* [What the task requires]: Check every line of the entries below for the word "this", and copy the ones that have it.

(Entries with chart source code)
· · · · · · ·

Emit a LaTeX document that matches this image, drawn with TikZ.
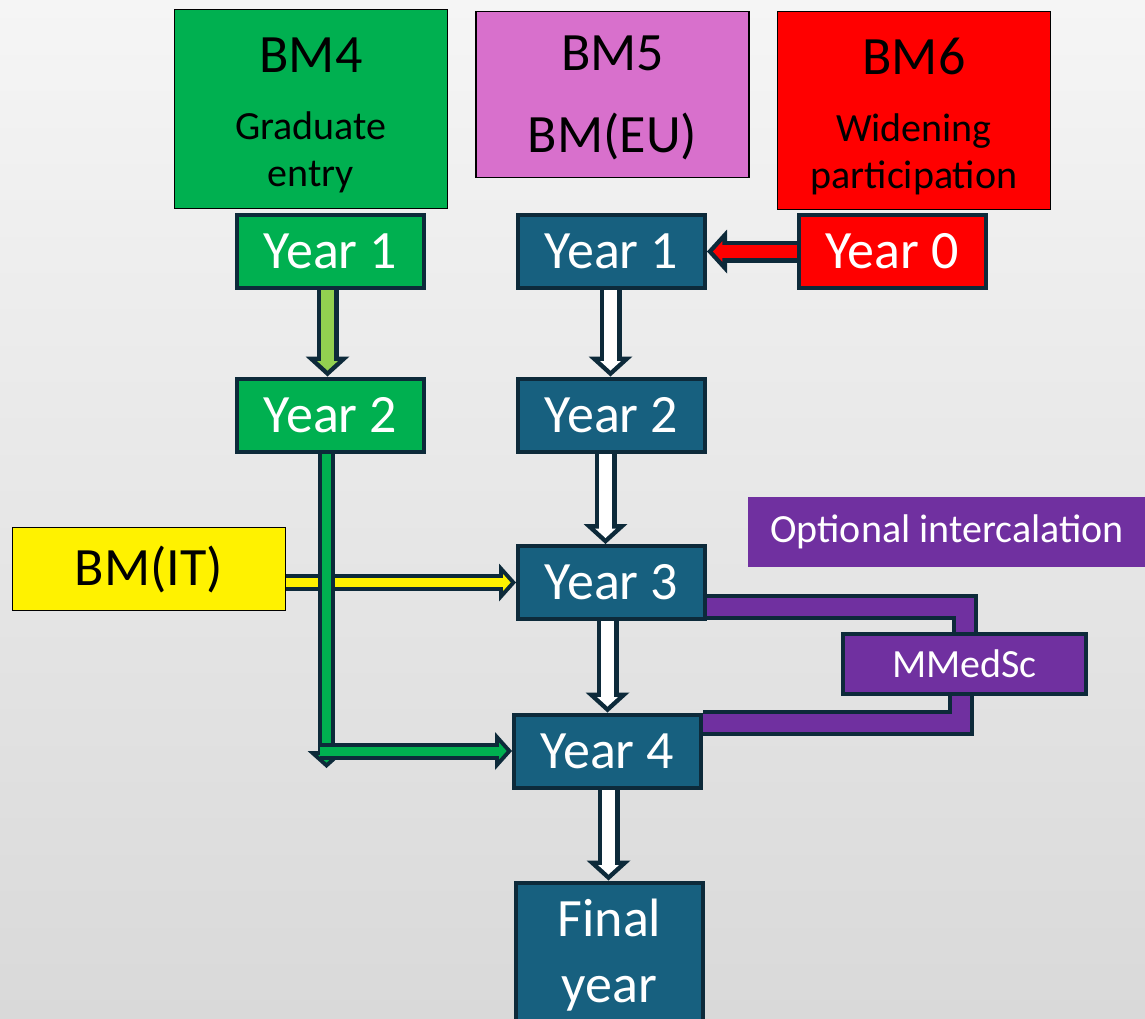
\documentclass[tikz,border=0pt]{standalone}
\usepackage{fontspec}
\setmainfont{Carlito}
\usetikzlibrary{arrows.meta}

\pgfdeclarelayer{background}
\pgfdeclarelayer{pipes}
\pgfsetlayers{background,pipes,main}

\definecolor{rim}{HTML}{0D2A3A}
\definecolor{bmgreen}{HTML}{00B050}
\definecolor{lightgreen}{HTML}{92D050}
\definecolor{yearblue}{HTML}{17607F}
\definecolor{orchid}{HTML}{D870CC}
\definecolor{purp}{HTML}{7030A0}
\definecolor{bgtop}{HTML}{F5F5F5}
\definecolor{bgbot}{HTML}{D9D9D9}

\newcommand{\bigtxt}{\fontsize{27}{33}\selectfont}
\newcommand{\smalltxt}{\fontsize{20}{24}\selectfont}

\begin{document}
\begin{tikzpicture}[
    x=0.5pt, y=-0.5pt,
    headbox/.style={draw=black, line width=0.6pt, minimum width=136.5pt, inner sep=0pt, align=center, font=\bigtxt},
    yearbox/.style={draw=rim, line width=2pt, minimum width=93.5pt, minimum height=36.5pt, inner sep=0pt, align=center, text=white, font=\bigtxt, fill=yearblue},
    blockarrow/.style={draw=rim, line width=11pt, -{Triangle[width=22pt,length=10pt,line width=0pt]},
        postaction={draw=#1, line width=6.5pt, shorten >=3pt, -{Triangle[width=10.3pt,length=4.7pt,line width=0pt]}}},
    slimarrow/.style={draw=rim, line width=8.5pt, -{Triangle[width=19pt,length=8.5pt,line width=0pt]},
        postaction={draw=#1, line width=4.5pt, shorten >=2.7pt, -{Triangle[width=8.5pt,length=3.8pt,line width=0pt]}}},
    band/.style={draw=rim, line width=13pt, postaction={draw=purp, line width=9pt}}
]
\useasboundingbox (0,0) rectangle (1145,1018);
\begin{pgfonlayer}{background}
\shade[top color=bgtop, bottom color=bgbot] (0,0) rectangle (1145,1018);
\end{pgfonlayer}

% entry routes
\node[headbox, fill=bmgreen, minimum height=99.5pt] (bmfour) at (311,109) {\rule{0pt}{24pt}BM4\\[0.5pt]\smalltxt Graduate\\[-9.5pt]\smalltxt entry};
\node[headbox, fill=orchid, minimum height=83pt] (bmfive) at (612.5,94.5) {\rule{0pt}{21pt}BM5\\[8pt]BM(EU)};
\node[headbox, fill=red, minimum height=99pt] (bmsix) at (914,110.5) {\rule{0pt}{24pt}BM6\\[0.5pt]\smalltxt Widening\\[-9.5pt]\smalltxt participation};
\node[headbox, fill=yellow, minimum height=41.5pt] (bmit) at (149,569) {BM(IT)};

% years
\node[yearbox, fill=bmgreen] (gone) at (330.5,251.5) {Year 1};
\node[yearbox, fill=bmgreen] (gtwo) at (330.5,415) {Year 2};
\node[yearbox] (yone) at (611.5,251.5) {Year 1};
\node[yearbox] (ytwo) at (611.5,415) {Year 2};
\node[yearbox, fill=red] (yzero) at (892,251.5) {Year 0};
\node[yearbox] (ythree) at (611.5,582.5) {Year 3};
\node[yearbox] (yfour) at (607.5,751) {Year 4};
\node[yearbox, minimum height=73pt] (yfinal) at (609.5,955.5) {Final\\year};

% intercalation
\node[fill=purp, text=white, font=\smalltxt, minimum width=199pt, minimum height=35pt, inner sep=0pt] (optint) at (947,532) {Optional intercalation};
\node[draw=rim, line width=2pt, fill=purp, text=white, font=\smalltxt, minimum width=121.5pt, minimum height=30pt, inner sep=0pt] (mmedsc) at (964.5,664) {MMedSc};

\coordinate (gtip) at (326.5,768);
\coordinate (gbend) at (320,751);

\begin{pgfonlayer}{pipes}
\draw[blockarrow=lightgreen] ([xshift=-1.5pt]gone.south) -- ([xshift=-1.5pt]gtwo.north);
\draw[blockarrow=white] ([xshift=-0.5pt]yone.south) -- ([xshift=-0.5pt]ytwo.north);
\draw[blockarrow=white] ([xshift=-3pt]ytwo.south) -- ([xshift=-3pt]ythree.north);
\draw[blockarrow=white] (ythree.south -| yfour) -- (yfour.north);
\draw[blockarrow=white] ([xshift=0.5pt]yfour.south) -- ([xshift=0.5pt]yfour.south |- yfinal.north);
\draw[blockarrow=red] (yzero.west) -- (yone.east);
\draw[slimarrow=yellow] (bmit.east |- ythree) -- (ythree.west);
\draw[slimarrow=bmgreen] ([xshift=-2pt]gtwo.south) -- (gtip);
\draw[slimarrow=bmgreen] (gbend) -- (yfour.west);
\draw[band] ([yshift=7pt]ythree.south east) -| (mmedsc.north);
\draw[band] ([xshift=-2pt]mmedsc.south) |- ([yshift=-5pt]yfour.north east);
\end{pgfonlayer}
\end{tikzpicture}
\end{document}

· · · · · · ·

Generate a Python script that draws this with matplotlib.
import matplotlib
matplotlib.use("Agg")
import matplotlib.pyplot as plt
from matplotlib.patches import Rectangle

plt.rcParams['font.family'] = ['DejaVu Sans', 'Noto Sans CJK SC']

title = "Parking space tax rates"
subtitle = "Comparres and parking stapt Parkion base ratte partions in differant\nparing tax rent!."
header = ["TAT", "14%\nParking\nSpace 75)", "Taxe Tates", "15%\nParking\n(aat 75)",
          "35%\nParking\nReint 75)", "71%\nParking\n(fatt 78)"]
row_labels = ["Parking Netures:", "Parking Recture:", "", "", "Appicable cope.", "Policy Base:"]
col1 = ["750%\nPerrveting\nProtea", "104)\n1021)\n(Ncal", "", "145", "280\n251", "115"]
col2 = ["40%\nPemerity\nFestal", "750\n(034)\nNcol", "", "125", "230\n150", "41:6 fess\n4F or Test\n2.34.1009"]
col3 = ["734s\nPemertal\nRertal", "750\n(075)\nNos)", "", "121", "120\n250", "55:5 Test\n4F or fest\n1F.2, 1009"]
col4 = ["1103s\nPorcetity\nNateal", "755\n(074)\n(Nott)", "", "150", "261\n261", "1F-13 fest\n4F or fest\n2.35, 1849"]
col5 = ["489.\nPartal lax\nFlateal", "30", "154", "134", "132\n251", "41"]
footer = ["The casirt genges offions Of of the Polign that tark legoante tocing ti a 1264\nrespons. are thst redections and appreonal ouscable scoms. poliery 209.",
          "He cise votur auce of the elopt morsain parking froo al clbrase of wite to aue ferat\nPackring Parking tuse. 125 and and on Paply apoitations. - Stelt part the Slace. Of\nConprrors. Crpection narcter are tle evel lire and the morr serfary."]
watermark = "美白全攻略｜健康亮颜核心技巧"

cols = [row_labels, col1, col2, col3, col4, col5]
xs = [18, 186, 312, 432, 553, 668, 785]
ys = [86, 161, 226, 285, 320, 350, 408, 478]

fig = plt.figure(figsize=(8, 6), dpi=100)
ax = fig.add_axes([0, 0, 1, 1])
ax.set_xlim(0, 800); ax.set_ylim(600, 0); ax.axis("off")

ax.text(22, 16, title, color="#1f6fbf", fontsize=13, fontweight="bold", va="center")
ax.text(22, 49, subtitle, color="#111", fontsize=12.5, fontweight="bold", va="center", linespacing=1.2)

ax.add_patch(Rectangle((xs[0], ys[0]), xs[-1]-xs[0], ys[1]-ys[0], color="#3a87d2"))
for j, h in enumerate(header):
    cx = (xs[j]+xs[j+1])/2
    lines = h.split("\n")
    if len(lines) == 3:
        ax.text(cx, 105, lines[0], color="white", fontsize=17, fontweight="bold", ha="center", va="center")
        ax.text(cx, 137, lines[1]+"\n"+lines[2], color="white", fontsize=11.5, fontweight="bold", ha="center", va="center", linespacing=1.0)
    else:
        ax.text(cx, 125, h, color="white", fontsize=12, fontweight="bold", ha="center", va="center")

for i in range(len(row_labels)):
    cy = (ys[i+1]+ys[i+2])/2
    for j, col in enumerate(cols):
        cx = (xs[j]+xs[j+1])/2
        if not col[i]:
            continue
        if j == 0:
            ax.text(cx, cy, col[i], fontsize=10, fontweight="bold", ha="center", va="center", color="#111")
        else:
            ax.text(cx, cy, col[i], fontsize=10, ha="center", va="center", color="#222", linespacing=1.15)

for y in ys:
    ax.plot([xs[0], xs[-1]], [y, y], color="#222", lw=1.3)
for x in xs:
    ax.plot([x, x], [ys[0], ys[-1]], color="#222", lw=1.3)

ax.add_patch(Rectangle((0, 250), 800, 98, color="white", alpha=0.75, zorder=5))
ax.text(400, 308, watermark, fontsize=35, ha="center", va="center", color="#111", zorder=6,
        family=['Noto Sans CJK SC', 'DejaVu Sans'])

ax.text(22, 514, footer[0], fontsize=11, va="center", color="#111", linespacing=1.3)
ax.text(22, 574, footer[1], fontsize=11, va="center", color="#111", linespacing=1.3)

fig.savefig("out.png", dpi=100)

· · · · · · ·

* [Written answer]:
Emit a LaTeX document that matches this image, drawn with TikZ.
Generate a Python script that draws this with matplotlib.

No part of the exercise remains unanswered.